The radio and TV news reports about flesh-eating ghouls in NIGHT OF THE LIVING DEAD would have been natural alongside such watershed events as the Tet Offensive, the My Lai Massacre, Lyndon B. Johnson’s announcement that he will not seek or accept presidential renomination, the assassinations of Martin Luther King and Robert Kennedy, and the riots riots riots all through a turbulent 1968.

(NIGHT OF THE LIVING DEAD was filmed in 1967 and officially released on October 1, 1968.)

When the black protagonist Ben (Duane Jones) gets mistaken for a ghoul, shot in the head and killed by a member of a white mob looking for ghouls, and thrown in a burn pile with the other ghouls at the end of the movie, of course viewers can draw parallels with MLK, Emmett Till, and numerous other horrifying incidents over the years. Or you can just take the scene at face value. Any way you read it, it’s a shocker of an ending.

Casting Jones as Ben changed the dynamic of the movie. Originally, this character was scripted as a white man (according to a 2010 article by Joe Kane that appeared in “The Wrap”), a resourceful but rough and crude-talking trucker. Jones brought a strong presence, an obvious intelligence, and an unmistakable rage to the part that would have been lacking with the original casting plan. The interactions between Ben and Harry Cooper (Karl Hardman) take on another dimension with the racial tension palpable between both men.

I’ll just go ahead and say it: NIGHT OF THE LIVING DEAD would have been a lesser movie without a black male in the lead.

At one point, again from the Kane article, the filmmakers thought about changing the ending to allow Ben to survive. Jones was not having any. “I convinced George that the black community would rather see me dead than saved, after all that had gone on, in a corny and symbolically confusing way,” he said. “The heroes never die in American movies. The jolt of that and the double jolt of the hero figure being black seemed like a double-barreled whammy.”
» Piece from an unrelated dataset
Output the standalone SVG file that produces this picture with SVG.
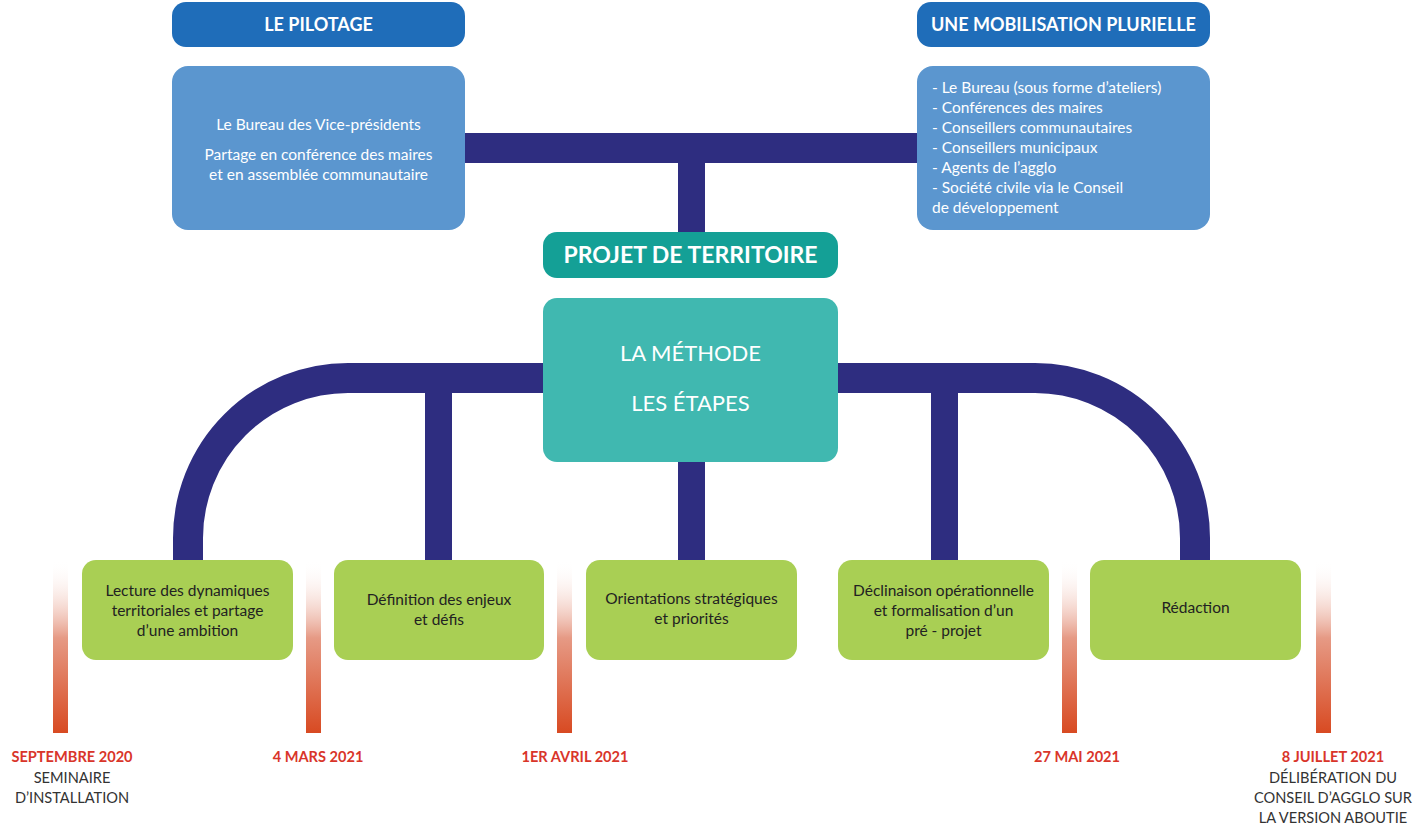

There’s a multitude of whammies in NIGHT OF THE LIVING DEAD.

Consider the plight of Mr. Cooper, his wife Helen (Marilyn Eastman), and their 11-year-old daughter Karen (Kyra Schon), who’s seriously ill after being bitten by one of the ghouls. Karen’s in the cellar for the duration of the movie.

Mr. and Mrs. Cooper, why you can just tell they do not get along very well. Understatement of the year. Nearly every word they say to each other, especially from her to him, carries an undercurrent of hostility. We feel there’s no love between the two.

Eventually, Karen dies and becomes one of the flesh-eating ghouls. She first eats her father and then bludgeons her mother with a trowel. The latter sequence calls to mind Detective Arbogast’s encounter with Mother in PSYCHO (1960).

You probably have noticed this sentence is the first mention of Barbra (Judith O’Dea), another main protagonist. She’s definitely the weak link in the movie, the epitome of the helpless female who spends nearly all her screen time in either panic mode or in a catatonic state. She’s not much of a help to anybody, and we delight in her fate near the end of the movie. (In the 1990 remake, Barbra’s more along the lines of Ellen Ripley in the ALIEN movies.)

Russell Streiner, one of the producers of the movie along with Hardman, plays Johnny and he’s absolutely fantastic during his screentime (just a few minutes) in the classic opening cemetery scene. He complains about virtually everything, he gives his uptight sister Barbra a hard time, and he delivers one of the great lines in horror movie history doing the latter, “They’re coming to get you, Barbra.”